L’un monte, l’autre descend. C’est aussi cela qui explique le traitement différent.

Mais là encore, cette analyse doit être nuancée. On ne peut pas dire que QS a le vent dans les voiles tandis que le PQ fait naufrage. Les solidaires ont reculé depuis 2018 (de 16 % à 13 % selon le dernier sondage Léger). Leur croissance plafonne, tandis que la chute péquiste se stabilise. Ce n’est pas la même chose qu’un triomphe et un décès.

Le PQ a toutefois un autre handicap face à Québec solidaire : son électorat vieillit.

À court terme, il se console en se disant que les plus vieux ont davantage tendance à voter. Mais cela pose de réels défis pour le renouvellement.

M. St-Pierre Plamondon essaie de trouver une voie de passage entre la nostalgie et le renouveau. La plus récente preuve : le logo révisé de son parti.

La CAQ avait fait la même chose en 2015 en troquant son arc-en-ciel contre un bleu pâle nationaliste. Reste que le PQ n’a pas encore réussi à associer le changement de la forme à celui du fond.

Au moins pour lui, la manœuvre n’a pas été attaquée au congrès. Ses troupes s’assagissent.

Le PQ ne mérite plus sa réputation de parti chicanier. C’est davantage chez Québec solidaire qu’on observe des luttes fratricides – tout comme des débats passionnés.

Les péquistes protègent leur chef fragile.

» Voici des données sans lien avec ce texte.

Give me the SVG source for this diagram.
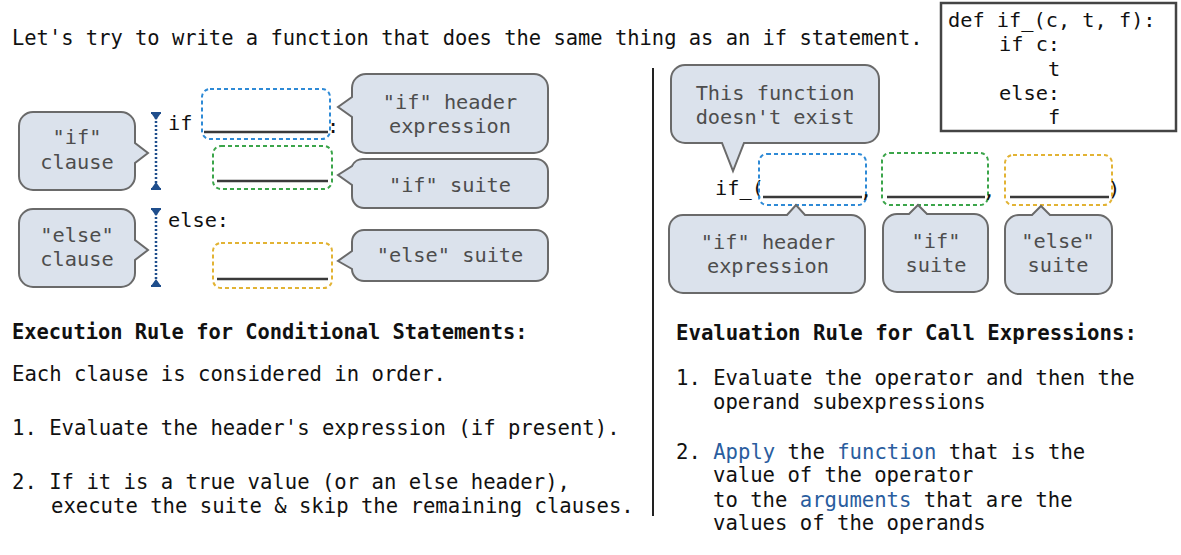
<svg xmlns="http://www.w3.org/2000/svg" width="1181" height="555" viewBox="0 0 1181 555">
<style>
  text { font-family: "DejaVu Sans Mono", "Liberation Mono", monospace; }
  .t { font-size: 20.3px; fill: #111; }
  .r { font-size: 20.6px; fill: #111; }
  .rr { font-size: 20.6px; fill: #111; }
  .h { font-size: 20.4px; font-weight: bold; fill: #111; }
  .bt { font-size: 20.3px; fill: #4d4d4d; text-anchor: middle; }
  .bub { fill: #dbe2ec; stroke: #6a6a6a; stroke-width: 2; }
  .box { fill: none; stroke-width: 2; stroke-dasharray: 4 3; }
  .blue { stroke: #2e8ad6; }
  .green { stroke: #3ba54a; }
  .yellow { stroke: #e2b334; }
  .ul { stroke: #3a3a3a; stroke-width: 2.5; }
  .kw { fill: #2a5d9e; }
  .dim { stroke: #1f4e8c; stroke-width: 2.5; stroke-dasharray: 2 2; }
  .dimend { fill: #1f4e8c; }
</style>

<rect x="0" y="0" width="1181" height="555" fill="#ffffff"/>

<text class="t" x="12" y="45" style="font-size:20.45px">Let's try to write a function that does the same thing as an if statement.</text>

<g id="code-box">
  <rect x="941" y="3" width="235" height="128" fill="#fff" stroke="#444" stroke-width="2.5"/>
  <text class="t" x="948" y="27">def if_(c, t, f):</text>
  <text class="t" x="999" y="51">if c:</text>
  <text class="t" x="1048" y="76">t</text>
  <text class="t" x="999" y="100">else:</text>
  <text class="t" x="1048" y="124">f</text>
</g>

<g id="separator">
  <line x1="653" y1="68" x2="653" y2="516" stroke="#222" stroke-width="2"/>
</g>

<!-- Left side: if statement -->
<g id="if-clause">
  <path class="bub" d="M33 112 H121 A14 14 0 0 1 135 126 V143 L148 153 L135 163 V176 A14 14 0 0 1 121 190 H33 A14 14 0 0 1 19 176 V126 A14 14 0 0 1 33 112 Z"/>
  <text class="bt" x="77" y="144">"if"</text>
  <text class="bt" x="77" y="169">clause</text>
</g>
<g id="else-clause">
  <path class="bub" d="M33 209 H121 A14 14 0 0 1 135 223 V240 L148 250 L135 260 V273 A14 14 0 0 1 121 287 H33 A14 14 0 0 1 19 273 V223 A14 14 0 0 1 33 209 Z"/>
  <text class="bt" x="77" y="242">"else"</text>
  <text class="bt" x="77" y="266">clause</text>
</g>

<g id="if-range">
  <line class="dim" x1="156" y1="117" x2="156" y2="185"/>
  <rect class="dimend" x="151" y="112" width="10" height="2"/>
  <polygon class="dimend" points="151,113 161,113 156,120"/>
  <rect class="dimend" x="151" y="188" width="10" height="2"/>
  <polygon class="dimend" points="151,189 161,189 156,182"/>
</g>
<g id="else-range">
  <line class="dim" x1="156" y1="213" x2="156" y2="282"/>
  <rect class="dimend" x="151" y="208" width="10" height="2"/>
  <polygon class="dimend" points="151,209 161,209 156,216"/>
  <rect class="dimend" x="151" y="285" width="10" height="2"/>
  <polygon class="dimend" points="151,286 161,286 156,279"/>
</g>

<g id="if-statement">
  <text class="t" x="168" y="130">if</text>
  <rect class="box blue" x="202" y="89" width="128" height="50" rx="8"/>
  <line class="ul" x1="204" y1="132" x2="328" y2="132"/>
  <text class="t" x="327" y="133">:</text>
  <rect class="box green" x="213" y="146" width="119" height="43" rx="8"/>
  <line class="ul" x1="217" y1="181" x2="328" y2="181"/>
  <text class="t" x="168" y="227">else:</text>
  <rect class="box yellow" x="213" y="243" width="119" height="45" rx="8"/>
  <line class="ul" x1="217" y1="279" x2="328" y2="279"/>
</g>

<g id="if-header-expression-left">
  <path class="bub" d="M366 74 H534 A14 14 0 0 1 548 88 V139 A14 14 0 0 1 534 153 H366 A14 14 0 0 1 352 139 V117 L338 107 L352 97 V88 A14 14 0 0 1 366 74 Z"/>
  <text class="bt" x="450" y="109">"if" header</text>
  <text class="bt" x="450" y="133">expression</text>
</g>
<g id="if-suite-left">
  <path class="bub" d="M364 159 H536 A12 12 0 0 1 548 171 V196 A12 12 0 0 1 536 208 H364 A12 12 0 0 1 352 196 V185 L338 175 L352 166 A12 12 0 0 1 364 159 Z"/>
  <text class="bt" x="450" y="192">"if" suite</text>
</g>
<g id="else-suite-left">
  <path class="bub" d="M364 230 H536 A12 12 0 0 1 548 242 V269 A12 12 0 0 1 536 281 H364 A12 12 0 0 1 352 269 L338 261 L352 251 V242 A12 12 0 0 1 364 230 Z"/>
  <text class="bt" x="450" y="262">"else" suite</text>
</g>

<!-- Right side: if_ function -->
<g id="function-note">
  <path class="bub" d="M685 65 H865 A14 14 0 0 1 879 79 V129 A14 14 0 0 1 865 143 H744 L733 171 L722 143 H685 A14 14 0 0 1 671 129 V79 A14 14 0 0 1 685 65 Z"/>
  <text class="bt" x="775" y="100">This function</text>
  <text class="bt" x="775" y="124">doesn't exist</text>
</g>

<g id="if-call">
  <text class="t" x="715" y="195">if_(</text>
  <rect class="box blue" x="759" y="154" width="107" height="51" rx="8"/>
  <line class="ul" x1="763" y1="197" x2="862" y2="197"/>
  <text class="t" x="860" y="197">,</text>
  <rect class="box green" x="882" y="153" width="106" height="52" rx="8"/>
  <line class="ul" x1="887" y1="197" x2="985" y2="197"/>
  <text class="t" x="983" y="197">,</text>
  <rect class="box yellow" x="1005" y="155" width="107" height="50" rx="8"/>
  <line class="ul" x1="1010" y1="197" x2="1109" y2="197"/>
  <text class="t" x="1108" y="196">)</text>
</g>

<g id="if-header-expression-right">
  <path class="bub" d="M683 215 H787 L796 205 L805 215 H851 A14 14 0 0 1 865 229 V279 A14 14 0 0 1 851 293 H683 A14 14 0 0 1 669 279 V229 A14 14 0 0 1 683 215 Z"/>
  <text class="bt" x="768" y="249">"if" header</text>
  <text class="bt" x="768" y="273">expression</text>
</g>
<g id="if-suite-right">
  <path class="bub" d="M897 214 H909 L918 205 L927 214 H974 A14 14 0 0 1 988 228 V278 A14 14 0 0 1 974 292 H897 A14 14 0 0 1 883 278 V228 A14 14 0 0 1 897 214 Z"/>
  <text class="bt" x="936" y="248">"if"</text>
  <text class="bt" x="936" y="272">suite</text>
</g>
<g id="else-suite-right">
  <path class="bub" d="M1019 215 H1032 L1041 206 L1050 215 H1098 A14 14 0 0 1 1112 229 V280 A14 14 0 0 1 1098 294 H1019 A14 14 0 0 1 1005 280 V229 A14 14 0 0 1 1019 215 Z"/>
  <text class="bt" x="1058" y="248">"else"</text>
  <text class="bt" x="1058" y="272">suite</text>
</g>

<!-- Bottom left rules -->
<g id="execution-rule">
  <text class="h" x="12" y="339">Execution Rule for Conditional Statements:</text>
  <text class="r" x="12" y="381">Each clause is considered in order.</text>
  <text class="r" x="12" y="435">1. Evaluate the header's expression (if present).</text>
  <text class="r" x="12" y="489">2. If it is a true value (or an else header),</text>
  <text class="r" x="51" y="513">execute the suite &amp; skip the remaining clauses.</text>
</g>

<!-- Bottom right rules -->
<g id="evaluation-rule">
  <text class="h" x="676" y="340" style="font-size:20.7px">Evaluation Rule for Call Expressions:</text>
  <text class="rr" x="676" y="385">1. Evaluate the operator and then the</text>
  <text class="rr" x="713" y="409">operand subexpressions</text>
  <text class="rr" x="676" y="459">2. <tspan class="kw">Apply</tspan> the <tspan class="kw">function</tspan> that is the</text>
  <text class="rr" x="713" y="482">value of the operator</text>
  <text class="rr" x="713" y="507">to the <tspan class="kw">arguments</tspan> that are the</text>
  <text class="rr" x="713" y="530">values of the operands</text>
</g>
</svg>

Aucune dissension n’a été entendue avec le recrutement dans Marie-Victorin de Pierre Nantel, transfuge notoire qui avait auparavant tenté sa chance à Ottawa avec deux partis fédéralistes, le NPD et le Parti vert. Le message : la porte reste ouverte pour toute nouvelle candidature.

De bonnes nouvelles sont ressorties du congrès. Le PQ n’a plus de dette et il remplit sa caisse à coup des petits dons de ses partisans dévoués à la cause. Et il a réussi à confirmer la candidature de deux visages connus au parti, l’ex-journaliste Alexis Deschênes et l’avocat spécialisé en immigration Stéphane Handfield. D’excellentes prises que leurs rivaux auraient été heureux d’accueillir.

Mais pour briser le cercle vicieux des mauvaises nouvelles, il serait préférable que ses députés vedettes se présentent à nouveau. Pascal Bérubé a promis d’être sur les blocs de départ en octobre 2022. Mais on attend encore la confirmation de la très respectée Véronique Hivon.

Leur stratégie sera de critiquer la mollesse, selon eux, du nationalisme de François Legault. Mais certains militants ont encore la fâcheuse tendance de se parler entre eux. Débattre de la monnaie ou de l’armée d’un Québec indépendant ressemble aujourd’hui à de l’ésotérisme. À tout le moins, ce n’est pas une urgence.

En 2018, Jean-François Lisée avait dénoncé la « partie gratuite » de Québec solidaire, et il n’avait pas tout à fait tort. Puisque personne ne croyait que le parti de gauche prendrait le pouvoir, son programme n’était pas scruté avec la même minutie.

Mais pour le PQ, il y a un risque encore plus grand : celui de ne plus être pris au sérieux.